YOUR GOAL:
Look through the material and copy each line holding "with".

RECORDED INFORMATION:

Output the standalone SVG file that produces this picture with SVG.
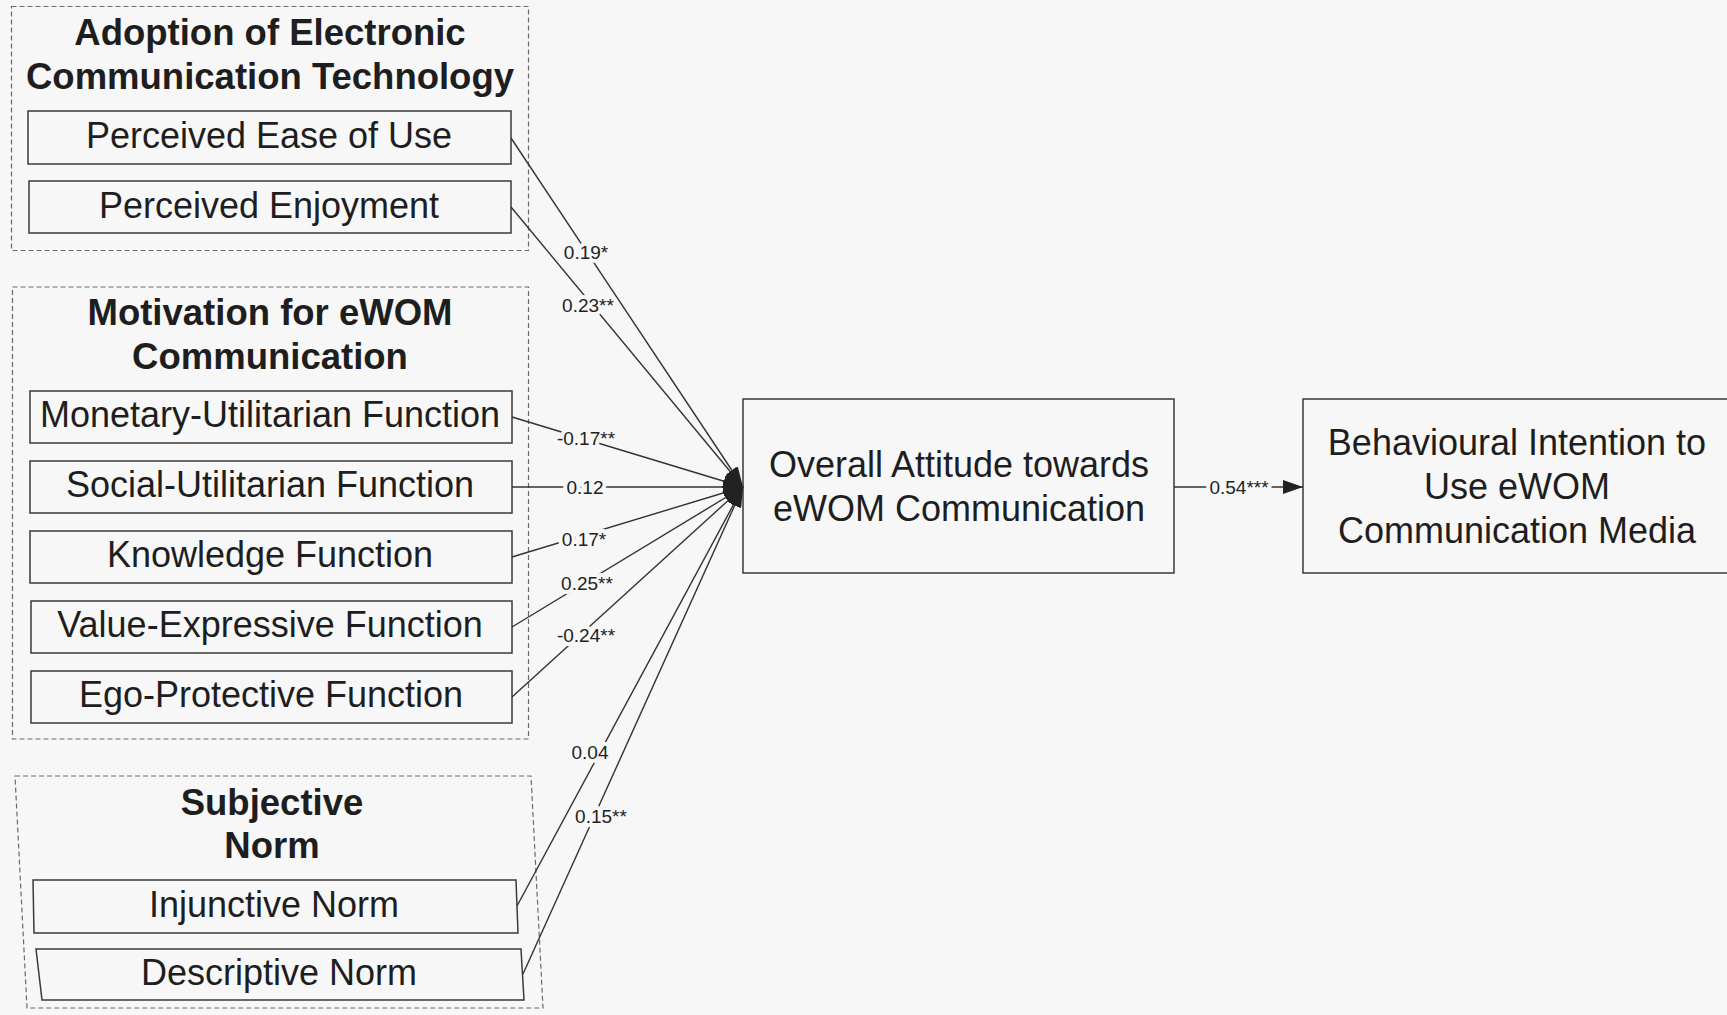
<svg xmlns="http://www.w3.org/2000/svg" width="1727" height="1015" viewBox="0 0 1727 1015">
  <style>
    .group { fill: none; stroke: #6a6a6a; stroke-width: 1.2; stroke-dasharray: 5 3; }
    .box { fill: none; stroke: #3a3a3a; stroke-width: 1.5; }
    .title { font-family: "Liberation Sans", Arial, sans-serif; font-weight: bold; font-size: 36.5px; fill: #1e1e1e; text-anchor: middle; }
    .label { font-family: "Liberation Sans", Arial, sans-serif; font-size: 36px; fill: #1e1e1e; text-anchor: middle; }
    .coef { font-family: "Liberation Sans", Arial, sans-serif; font-size: 19px; fill: #222; text-anchor: middle; stroke: #f7f7f7; stroke-width: 8; stroke-linejoin: round; paint-order: stroke; }
    .link { fill: none; stroke: #333; stroke-width: 1.4; }
  </style>
  <defs>
    <marker id="head" viewBox="0 0 20 14" markerWidth="20" markerHeight="14" refX="20" refY="7" orient="auto" markerUnits="userSpaceOnUse">
      <path d="M0,0 L20,7 L0,14 z" fill="#222"/>
    </marker>
  </defs>

  <rect x="0" y="0" width="1727" height="1015" fill="#f7f7f7"/>

  <!-- Adoption of Electronic Communication Technology -->
  <g id="group-adoption">
    <rect class="group" x="11.5" y="6.5" width="517" height="244"/>
    <text class="title" x="270" y="45">Adoption of Electronic</text>
    <text class="title" x="270" y="89">Communication Technology</text>
  </g>
  <g id="node-ease-of-use">
    <rect class="box" x="28" y="111" width="483" height="53"/>
    <text class="label" x="269" y="148">Perceived Ease of Use</text>
  </g>
  <g id="node-enjoyment">
    <rect class="box" x="29" y="181" width="482" height="52"/>
    <text class="label" x="269" y="218">Perceived Enjoyment</text>
  </g>

  <!-- Motivation for eWOM Communication -->
  <g id="group-motivation">
    <rect class="group" x="12.5" y="287" width="516" height="452"/>
    <text class="title" x="270" y="325">Motivation for eWOM</text>
    <text class="title" x="270" y="369">Communication</text>
  </g>
  <g id="node-monetary">
    <rect class="box" x="30" y="391" width="482" height="52"/>
    <text class="label" x="270" y="427">Monetary-Utilitarian Function</text>
  </g>
  <g id="node-social">
    <rect class="box" x="30" y="461" width="482" height="52"/>
    <text class="label" x="270" y="497">Social-Utilitarian Function</text>
  </g>
  <g id="node-knowledge">
    <rect class="box" x="30" y="531" width="482" height="52"/>
    <text class="label" x="270" y="567">Knowledge Function</text>
  </g>
  <g id="node-value">
    <rect class="box" x="31" y="601" width="481" height="52"/>
    <text class="label" x="270" y="637">Value-Expressive Function</text>
  </g>
  <g id="node-ego">
    <rect class="box" x="31" y="671" width="481" height="52"/>
    <text class="label" x="271" y="707">Ego-Protective Function</text>
  </g>

  <!-- Subjective Norm -->
  <g id="group-norm">
    <path class="group" d="M15,776 L531,776 L543,1008 L27,1008 Z"/>
    <text class="title" x="272" y="815">Subjective</text>
    <text class="title" x="272" y="858">Norm</text>
  </g>
  <g id="node-injunctive">
    <path class="box" d="M33,880 L516,880 L518,933 L34,933 Z"/>
    <text class="label" x="274" y="917">Injunctive Norm</text>
  </g>
  <g id="node-descriptive">
    <path class="box" d="M36,949 L521,949 L524,1000 L42,1000 Z"/>
    <text class="label" x="279" y="985">Descriptive Norm</text>
  </g>

  <!-- Outcome constructs -->
  <g id="node-attitude">
    <rect class="box" x="743" y="399" width="431" height="174"/>
    <text class="label" x="959" y="477">Overall Attitude towards</text>
    <text class="label" x="959" y="521">eWOM Communication</text>
  </g>
  <g id="node-intention">
    <rect class="box" x="1303" y="399" width="430" height="174"/>
    <text class="label" x="1517" y="455">Behavioural Intention to</text>
    <text class="label" x="1517" y="499">Use eWOM</text>
    <text class="label" x="1517" y="543">Communication Media</text>
  </g>

  <!-- Paths with standardised coefficients -->
  <g id="connectors">
    <line class="link" x1="511" y1="138" x2="743" y2="487" marker-end="url(#head)"/>
    <line class="link" x1="511" y1="207" x2="743" y2="487" marker-end="url(#head)"/>
    <line class="link" x1="512" y1="417" x2="743" y2="487" marker-end="url(#head)"/>
    <line class="link" x1="512" y1="487" x2="743" y2="487" marker-end="url(#head)"/>
    <line class="link" x1="512" y1="557" x2="743" y2="487" marker-end="url(#head)"/>
    <line class="link" x1="512" y1="627" x2="743" y2="487" marker-end="url(#head)"/>
    <line class="link" x1="512" y1="697" x2="743" y2="487" marker-end="url(#head)"/>
    <line class="link" x1="517" y1="906" x2="743" y2="487" marker-end="url(#head)"/>
    <line class="link" x1="523" y1="974" x2="743" y2="487" marker-end="url(#head)"/>
    <line class="link" x1="1174" y1="487" x2="1303" y2="487" marker-end="url(#head)"/>

    <text class="coef" x="586" y="259">0.19*</text>
    <text class="coef" x="588" y="312">0.23**</text>
    <text class="coef" x="586" y="445">-0.17**</text>
    <text class="coef" x="585" y="494">0.12</text>
    <text class="coef" x="584" y="546">0.17*</text>
    <text class="coef" x="587" y="590">0.25**</text>
    <text class="coef" x="586" y="642">-0.24**</text>
    <text class="coef" x="590" y="759">0.04</text>
    <text class="coef" x="601" y="823">0.15**</text>
    <text class="coef" x="1239" y="494">0.54***</text>
  </g>
</svg>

EXERCISE SOLUTION:
Output the standalone SVG file that produces this picture with SVG.
  <!-- Paths with standardised coefficients -->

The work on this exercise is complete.